-- Data lines --

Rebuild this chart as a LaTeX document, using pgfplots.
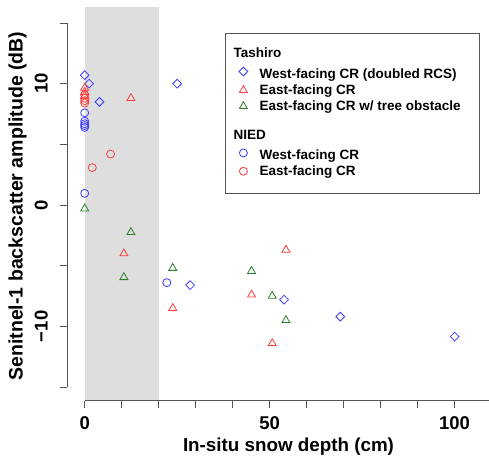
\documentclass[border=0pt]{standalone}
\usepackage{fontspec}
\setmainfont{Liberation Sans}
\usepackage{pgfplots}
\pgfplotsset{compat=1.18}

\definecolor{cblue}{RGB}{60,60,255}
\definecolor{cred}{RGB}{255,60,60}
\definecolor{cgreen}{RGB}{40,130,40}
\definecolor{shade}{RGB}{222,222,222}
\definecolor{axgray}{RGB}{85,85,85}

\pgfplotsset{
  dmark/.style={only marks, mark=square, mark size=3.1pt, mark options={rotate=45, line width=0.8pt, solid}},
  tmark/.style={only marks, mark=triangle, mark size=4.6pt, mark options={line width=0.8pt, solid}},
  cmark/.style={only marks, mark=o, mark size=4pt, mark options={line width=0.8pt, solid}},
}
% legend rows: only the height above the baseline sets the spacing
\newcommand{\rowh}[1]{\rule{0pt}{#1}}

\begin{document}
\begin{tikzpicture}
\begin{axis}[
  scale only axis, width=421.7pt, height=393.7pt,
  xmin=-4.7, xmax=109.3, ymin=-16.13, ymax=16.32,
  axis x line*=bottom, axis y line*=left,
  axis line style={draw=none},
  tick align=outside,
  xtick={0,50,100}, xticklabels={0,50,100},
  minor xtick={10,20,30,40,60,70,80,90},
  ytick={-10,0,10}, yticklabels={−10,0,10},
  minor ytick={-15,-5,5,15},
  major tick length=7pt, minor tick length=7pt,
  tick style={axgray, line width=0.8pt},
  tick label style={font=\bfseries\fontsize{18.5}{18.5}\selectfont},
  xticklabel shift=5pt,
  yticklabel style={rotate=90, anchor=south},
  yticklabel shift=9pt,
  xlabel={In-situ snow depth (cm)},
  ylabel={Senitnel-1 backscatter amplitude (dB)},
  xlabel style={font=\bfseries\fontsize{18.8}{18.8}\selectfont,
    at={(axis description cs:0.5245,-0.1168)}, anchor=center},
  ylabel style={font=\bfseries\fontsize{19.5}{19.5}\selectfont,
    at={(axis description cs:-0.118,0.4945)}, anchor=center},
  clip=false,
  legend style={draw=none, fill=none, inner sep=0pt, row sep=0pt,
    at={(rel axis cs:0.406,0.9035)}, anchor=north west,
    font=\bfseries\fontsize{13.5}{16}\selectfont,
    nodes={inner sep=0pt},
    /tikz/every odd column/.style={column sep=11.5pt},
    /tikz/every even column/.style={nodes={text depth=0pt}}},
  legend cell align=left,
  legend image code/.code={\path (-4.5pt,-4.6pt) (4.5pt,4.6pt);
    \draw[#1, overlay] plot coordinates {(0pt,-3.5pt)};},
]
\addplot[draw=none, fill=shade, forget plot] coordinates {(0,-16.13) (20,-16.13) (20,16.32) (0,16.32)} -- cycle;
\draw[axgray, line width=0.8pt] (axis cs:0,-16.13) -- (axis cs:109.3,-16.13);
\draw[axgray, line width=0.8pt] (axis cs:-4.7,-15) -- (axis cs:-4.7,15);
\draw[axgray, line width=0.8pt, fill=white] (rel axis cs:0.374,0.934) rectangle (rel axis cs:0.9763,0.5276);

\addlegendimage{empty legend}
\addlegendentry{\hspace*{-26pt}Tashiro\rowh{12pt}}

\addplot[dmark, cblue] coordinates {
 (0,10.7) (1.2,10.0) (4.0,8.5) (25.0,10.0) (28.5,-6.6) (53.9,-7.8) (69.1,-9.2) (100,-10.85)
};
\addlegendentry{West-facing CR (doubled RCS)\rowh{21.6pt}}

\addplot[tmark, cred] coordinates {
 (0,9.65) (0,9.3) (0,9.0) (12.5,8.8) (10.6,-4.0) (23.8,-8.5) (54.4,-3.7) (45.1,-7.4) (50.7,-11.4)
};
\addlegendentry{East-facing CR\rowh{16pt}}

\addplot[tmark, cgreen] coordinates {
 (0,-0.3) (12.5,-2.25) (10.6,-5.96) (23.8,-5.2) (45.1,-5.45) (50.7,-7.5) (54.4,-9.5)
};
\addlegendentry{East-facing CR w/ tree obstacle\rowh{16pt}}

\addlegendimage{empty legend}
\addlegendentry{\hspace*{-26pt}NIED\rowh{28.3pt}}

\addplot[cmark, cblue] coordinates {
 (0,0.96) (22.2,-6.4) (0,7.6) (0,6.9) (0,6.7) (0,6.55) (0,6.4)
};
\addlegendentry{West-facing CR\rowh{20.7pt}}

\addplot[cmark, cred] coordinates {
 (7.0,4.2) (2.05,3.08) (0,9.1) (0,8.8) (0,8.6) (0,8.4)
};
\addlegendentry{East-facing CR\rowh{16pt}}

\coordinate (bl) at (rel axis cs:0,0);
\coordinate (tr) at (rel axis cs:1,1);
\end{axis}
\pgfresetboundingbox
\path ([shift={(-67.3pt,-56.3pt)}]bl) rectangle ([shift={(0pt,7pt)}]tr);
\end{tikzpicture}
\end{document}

-- Exercise brief --
Each line of the data should be quoted exactly, with pictures left out.

-- Response to the task --
Rebuild this chart as a LaTeX document, using pgfplots.
\documentclass[border=0pt]{standalone}
\usepackage{fontspec}
\setmainfont{Liberation Sans}
\usepackage{pgfplots}
\pgfplotsset{compat=1.18}

\definecolor{cblue}{RGB}{60,60,255}
\definecolor{cred}{RGB}{255,60,60}
\definecolor{cgreen}{RGB}{40,130,40}
\definecolor{shade}{RGB}{222,222,222}
\definecolor{axgray}{RGB}{85,85,85}

\pgfplotsset{
  dmark/.style={only marks, mark=square, mark size=3.1pt, mark options={rotate=45, line width=0.8pt, solid}},
  tmark/.style={only marks, mark=triangle, mark size=4.6pt, mark options={line width=0.8pt, solid}},
  cmark/.style={only marks, mark=o, mark size=4pt, mark options={line width=0.8pt, solid}},
}
% legend rows: only the height above the baseline sets the spacing
\newcommand{\rowh}[1]{\rule{0pt}{#1}}

\begin{document}
\begin{tikzpicture}
\begin{axis}[
  scale only axis, width=421.7pt, height=393.7pt,
  xmin=-4.7, xmax=109.3, ymin=-16.13, ymax=16.32,
  axis x line*=bottom, axis y line*=left,
  axis line style={draw=none},
  tick align=outside,
  xtick={0,50,100}, xticklabels={0,50,100},
  minor xtick={10,20,30,40,60,70,80,90},
  ytick={-10,0,10}, yticklabels={−10,0,10},
  minor ytick={-15,-5,5,15},
  major tick length=7pt, minor tick length=7pt,
  tick style={axgray, line width=0.8pt},
  tick label style={font=\bfseries\fontsize{18.5}{18.5}\selectfont},
  xticklabel shift=5pt,
  yticklabel style={rotate=90, anchor=south},
  yticklabel shift=9pt,
  xlabel={In-situ snow depth (cm)},
  ylabel={Senitnel-1 backscatter amplitude (dB)},
  xlabel style={font=\bfseries\fontsize{18.8}{18.8}\selectfont,
    at={(axis description cs:0.5245,-0.1168)}, anchor=center},
  ylabel style={font=\bfseries\fontsize{19.5}{19.5}\selectfont,
    at={(axis description cs:-0.118,0.4945)}, anchor=center},
  clip=false,
  legend style={draw=none, fill=none, inner sep=0pt, row sep=0pt,
    at={(rel axis cs:0.406,0.9035)}, anchor=north west,
    font=\bfseries\fontsize{13.5}{16}\selectfont,
    nodes={inner sep=0pt},
    /tikz/every odd column/.style={column sep=11.5pt},
    /tikz/every even column/.style={nodes={text depth=0pt}}},
  legend cell align=left,
  legend image code/.code={\path (-4.5pt,-4.6pt) (4.5pt,4.6pt);
    \draw[#1, overlay] plot coordinates {(0pt,-3.5pt)};},
]
\addplot[draw=none, fill=shade, forget plot] coordinates {(0,-16.13) (20,-16.13) (20,16.32) (0,16.32)} -- cycle;
\draw[axgray, line width=0.8pt] (axis cs:0,-16.13) -- (axis cs:109.3,-16.13);
\draw[axgray, line width=0.8pt] (axis cs:-4.7,-15) -- (axis cs:-4.7,15);
\draw[axgray, line width=0.8pt, fill=white] (rel axis cs:0.374,0.934) rectangle (rel axis cs:0.9763,0.5276);

\addlegendimage{empty legend}
\addlegendentry{\hspace*{-26pt}Tashiro\rowh{12pt}}

\addplot[dmark, cblue] coordinates {
 (0,10.7) (1.2,10.0) (4.0,8.5) (25.0,10.0) (28.5,-6.6) (53.9,-7.8) (69.1,-9.2) (100,-10.85)
};
\addlegendentry{West-facing CR (doubled RCS)\rowh{21.6pt}}

\addplot[tmark, cred] coordinates {
 (0,9.65) (0,9.3) (0,9.0) (12.5,8.8) (10.6,-4.0) (23.8,-8.5) (54.4,-3.7) (45.1,-7.4) (50.7,-11.4)
};
\addlegendentry{East-facing CR\rowh{16pt}}

\addplot[tmark, cgreen] coordinates {
 (0,-0.3) (12.5,-2.25) (10.6,-5.96) (23.8,-5.2) (45.1,-5.45) (50.7,-7.5) (54.4,-9.5)
};
\addlegendentry{East-facing CR w/ tree obstacle\rowh{16pt}}

\addlegendimage{empty legend}
\addlegendentry{\hspace*{-26pt}NIED\rowh{28.3pt}}

\addplot[cmark, cblue] coordinates {
 (0,0.96) (22.2,-6.4) (0,7.6) (0,6.9) (0,6.7) (0,6.55) (0,6.4)
};
\addlegendentry{West-facing CR\rowh{20.7pt}}

\addplot[cmark, cred] coordinates {
 (7.0,4.2) (2.05,3.08) (0,9.1) (0,8.8) (0,8.6) (0,8.4)
};
\addlegendentry{East-facing CR\rowh{16pt}}

\coordinate (bl) at (rel axis cs:0,0);
\coordinate (tr) at (rel axis cs:1,1);
\end{axis}
\pgfresetboundingbox
\path ([shift={(-67.3pt,-56.3pt)}]bl) rectangle ([shift={(0pt,7pt)}]tr);
\end{tikzpicture}
\end{document}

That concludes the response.